[START Provided material]
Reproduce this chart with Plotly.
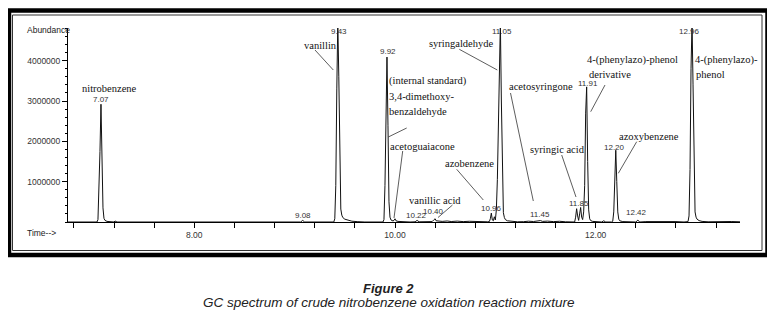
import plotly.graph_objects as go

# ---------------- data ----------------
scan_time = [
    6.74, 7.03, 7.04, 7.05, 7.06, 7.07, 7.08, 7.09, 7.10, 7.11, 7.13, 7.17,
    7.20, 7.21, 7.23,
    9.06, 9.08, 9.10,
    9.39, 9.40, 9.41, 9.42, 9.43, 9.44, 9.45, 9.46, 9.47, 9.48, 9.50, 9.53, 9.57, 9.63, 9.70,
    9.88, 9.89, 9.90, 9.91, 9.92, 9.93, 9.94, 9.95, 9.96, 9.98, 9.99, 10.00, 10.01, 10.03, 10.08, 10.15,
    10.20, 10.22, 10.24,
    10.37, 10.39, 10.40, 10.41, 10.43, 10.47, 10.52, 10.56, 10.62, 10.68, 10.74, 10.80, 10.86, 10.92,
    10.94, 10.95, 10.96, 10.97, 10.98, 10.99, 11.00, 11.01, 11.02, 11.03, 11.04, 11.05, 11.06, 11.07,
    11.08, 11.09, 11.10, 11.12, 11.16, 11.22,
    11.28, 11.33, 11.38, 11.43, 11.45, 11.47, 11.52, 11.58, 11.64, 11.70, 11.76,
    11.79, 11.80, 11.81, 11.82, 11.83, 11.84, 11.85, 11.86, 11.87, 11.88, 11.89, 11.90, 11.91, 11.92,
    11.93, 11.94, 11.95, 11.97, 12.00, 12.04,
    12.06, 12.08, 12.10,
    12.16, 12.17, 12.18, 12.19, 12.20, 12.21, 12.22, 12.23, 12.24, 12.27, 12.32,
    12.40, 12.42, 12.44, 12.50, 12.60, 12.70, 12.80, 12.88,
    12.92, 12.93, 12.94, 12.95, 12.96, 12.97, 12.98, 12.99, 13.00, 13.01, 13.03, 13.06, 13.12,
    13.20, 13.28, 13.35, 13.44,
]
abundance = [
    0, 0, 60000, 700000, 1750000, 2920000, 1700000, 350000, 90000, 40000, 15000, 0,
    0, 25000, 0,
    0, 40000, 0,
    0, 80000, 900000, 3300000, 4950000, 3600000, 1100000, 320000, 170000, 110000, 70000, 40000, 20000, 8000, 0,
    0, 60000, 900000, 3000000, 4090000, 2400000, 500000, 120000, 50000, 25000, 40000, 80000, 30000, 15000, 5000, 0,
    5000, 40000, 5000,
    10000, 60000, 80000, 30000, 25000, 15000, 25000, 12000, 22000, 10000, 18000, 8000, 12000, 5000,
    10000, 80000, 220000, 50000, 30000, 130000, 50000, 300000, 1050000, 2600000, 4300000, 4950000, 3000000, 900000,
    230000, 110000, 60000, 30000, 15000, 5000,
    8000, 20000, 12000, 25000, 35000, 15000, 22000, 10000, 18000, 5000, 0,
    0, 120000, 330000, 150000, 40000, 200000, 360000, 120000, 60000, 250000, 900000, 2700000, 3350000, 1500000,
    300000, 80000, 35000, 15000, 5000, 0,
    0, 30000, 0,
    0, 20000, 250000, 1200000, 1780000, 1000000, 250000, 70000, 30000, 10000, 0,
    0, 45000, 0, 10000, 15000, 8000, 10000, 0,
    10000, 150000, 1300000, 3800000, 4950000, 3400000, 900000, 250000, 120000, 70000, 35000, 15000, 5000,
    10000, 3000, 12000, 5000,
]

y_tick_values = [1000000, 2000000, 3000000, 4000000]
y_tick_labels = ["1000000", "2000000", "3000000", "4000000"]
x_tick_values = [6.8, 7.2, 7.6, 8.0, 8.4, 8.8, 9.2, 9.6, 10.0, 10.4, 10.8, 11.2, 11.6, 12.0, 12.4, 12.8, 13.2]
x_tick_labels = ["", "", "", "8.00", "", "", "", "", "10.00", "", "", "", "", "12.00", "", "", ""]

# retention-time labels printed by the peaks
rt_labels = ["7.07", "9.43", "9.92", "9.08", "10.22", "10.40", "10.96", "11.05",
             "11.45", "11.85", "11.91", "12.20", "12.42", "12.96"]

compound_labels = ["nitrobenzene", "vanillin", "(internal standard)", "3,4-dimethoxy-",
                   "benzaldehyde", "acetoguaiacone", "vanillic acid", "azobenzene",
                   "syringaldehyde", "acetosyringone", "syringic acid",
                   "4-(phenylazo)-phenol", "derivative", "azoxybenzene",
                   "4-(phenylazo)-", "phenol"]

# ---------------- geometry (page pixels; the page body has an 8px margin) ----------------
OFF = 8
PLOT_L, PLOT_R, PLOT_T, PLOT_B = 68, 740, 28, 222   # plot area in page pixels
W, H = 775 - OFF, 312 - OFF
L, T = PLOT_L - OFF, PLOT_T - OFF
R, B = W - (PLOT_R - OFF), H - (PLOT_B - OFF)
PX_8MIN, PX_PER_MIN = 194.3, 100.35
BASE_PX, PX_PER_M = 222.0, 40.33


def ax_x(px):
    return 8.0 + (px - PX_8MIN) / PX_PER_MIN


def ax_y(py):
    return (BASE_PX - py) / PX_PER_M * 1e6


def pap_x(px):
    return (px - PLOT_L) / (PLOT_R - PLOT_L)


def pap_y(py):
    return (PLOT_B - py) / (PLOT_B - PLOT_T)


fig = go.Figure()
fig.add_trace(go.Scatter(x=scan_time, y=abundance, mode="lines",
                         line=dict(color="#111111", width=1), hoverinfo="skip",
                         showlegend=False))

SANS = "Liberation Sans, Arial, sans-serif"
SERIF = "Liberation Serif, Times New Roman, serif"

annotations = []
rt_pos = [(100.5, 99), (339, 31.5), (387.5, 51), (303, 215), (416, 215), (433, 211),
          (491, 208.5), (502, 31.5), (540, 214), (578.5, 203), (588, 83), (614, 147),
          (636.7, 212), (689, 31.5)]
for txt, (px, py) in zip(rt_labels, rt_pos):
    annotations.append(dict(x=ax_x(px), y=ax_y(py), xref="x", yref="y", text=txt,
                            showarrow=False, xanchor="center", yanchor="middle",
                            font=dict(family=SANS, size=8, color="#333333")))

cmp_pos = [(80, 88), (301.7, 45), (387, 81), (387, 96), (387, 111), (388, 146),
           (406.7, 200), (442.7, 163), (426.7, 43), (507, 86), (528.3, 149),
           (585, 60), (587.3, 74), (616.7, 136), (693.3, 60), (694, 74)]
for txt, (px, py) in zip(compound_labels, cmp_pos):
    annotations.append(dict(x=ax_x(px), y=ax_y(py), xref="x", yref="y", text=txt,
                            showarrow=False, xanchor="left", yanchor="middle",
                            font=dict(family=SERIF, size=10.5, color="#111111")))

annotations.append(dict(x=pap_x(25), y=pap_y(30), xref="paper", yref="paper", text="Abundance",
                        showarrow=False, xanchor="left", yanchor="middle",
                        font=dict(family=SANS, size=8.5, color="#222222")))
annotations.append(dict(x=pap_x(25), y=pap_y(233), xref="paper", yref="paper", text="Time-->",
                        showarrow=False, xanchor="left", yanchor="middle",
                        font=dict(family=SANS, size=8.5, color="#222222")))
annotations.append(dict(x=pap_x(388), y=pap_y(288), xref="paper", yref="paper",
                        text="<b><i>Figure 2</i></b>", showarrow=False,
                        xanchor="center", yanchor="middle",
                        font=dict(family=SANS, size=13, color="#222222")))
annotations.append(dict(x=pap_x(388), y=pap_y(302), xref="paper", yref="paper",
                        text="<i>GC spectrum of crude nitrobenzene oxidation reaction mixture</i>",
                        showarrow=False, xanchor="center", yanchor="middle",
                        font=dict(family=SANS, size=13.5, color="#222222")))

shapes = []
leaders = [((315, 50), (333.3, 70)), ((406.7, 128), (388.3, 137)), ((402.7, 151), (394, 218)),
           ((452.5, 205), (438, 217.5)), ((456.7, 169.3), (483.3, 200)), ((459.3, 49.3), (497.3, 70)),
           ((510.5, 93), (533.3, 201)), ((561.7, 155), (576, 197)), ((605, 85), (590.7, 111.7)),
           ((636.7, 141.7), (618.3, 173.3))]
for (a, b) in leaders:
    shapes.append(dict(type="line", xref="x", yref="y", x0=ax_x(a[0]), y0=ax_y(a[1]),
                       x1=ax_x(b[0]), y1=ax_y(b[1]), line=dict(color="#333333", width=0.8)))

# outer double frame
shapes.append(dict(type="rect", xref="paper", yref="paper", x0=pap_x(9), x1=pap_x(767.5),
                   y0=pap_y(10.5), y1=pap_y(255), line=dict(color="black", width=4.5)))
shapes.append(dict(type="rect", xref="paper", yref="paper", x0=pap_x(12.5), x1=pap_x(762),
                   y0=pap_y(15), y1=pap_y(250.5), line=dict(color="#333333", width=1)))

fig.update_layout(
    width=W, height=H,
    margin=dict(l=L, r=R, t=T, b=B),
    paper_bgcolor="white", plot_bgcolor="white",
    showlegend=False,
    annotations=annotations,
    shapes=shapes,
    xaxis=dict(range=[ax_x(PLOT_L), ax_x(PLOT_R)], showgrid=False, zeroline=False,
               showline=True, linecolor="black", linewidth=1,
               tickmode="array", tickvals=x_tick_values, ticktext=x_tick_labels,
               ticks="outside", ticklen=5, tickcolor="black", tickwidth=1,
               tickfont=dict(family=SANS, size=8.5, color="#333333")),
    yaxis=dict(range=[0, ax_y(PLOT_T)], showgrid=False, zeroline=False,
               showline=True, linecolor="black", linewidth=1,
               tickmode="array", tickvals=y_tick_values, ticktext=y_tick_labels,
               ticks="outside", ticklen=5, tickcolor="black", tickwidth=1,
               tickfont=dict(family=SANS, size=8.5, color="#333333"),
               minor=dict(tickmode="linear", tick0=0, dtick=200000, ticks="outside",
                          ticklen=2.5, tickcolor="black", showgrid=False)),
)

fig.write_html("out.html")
[END Provided material]
**Set task**
Repeat exactly and only the lines from the start of the data above through the line that holds "import plotly.graph_objects as go", inclusive. Pictures do not belong in the copy.

**Expected answer**
Reproduce this chart with Plotly.
import plotly.graph_objects as go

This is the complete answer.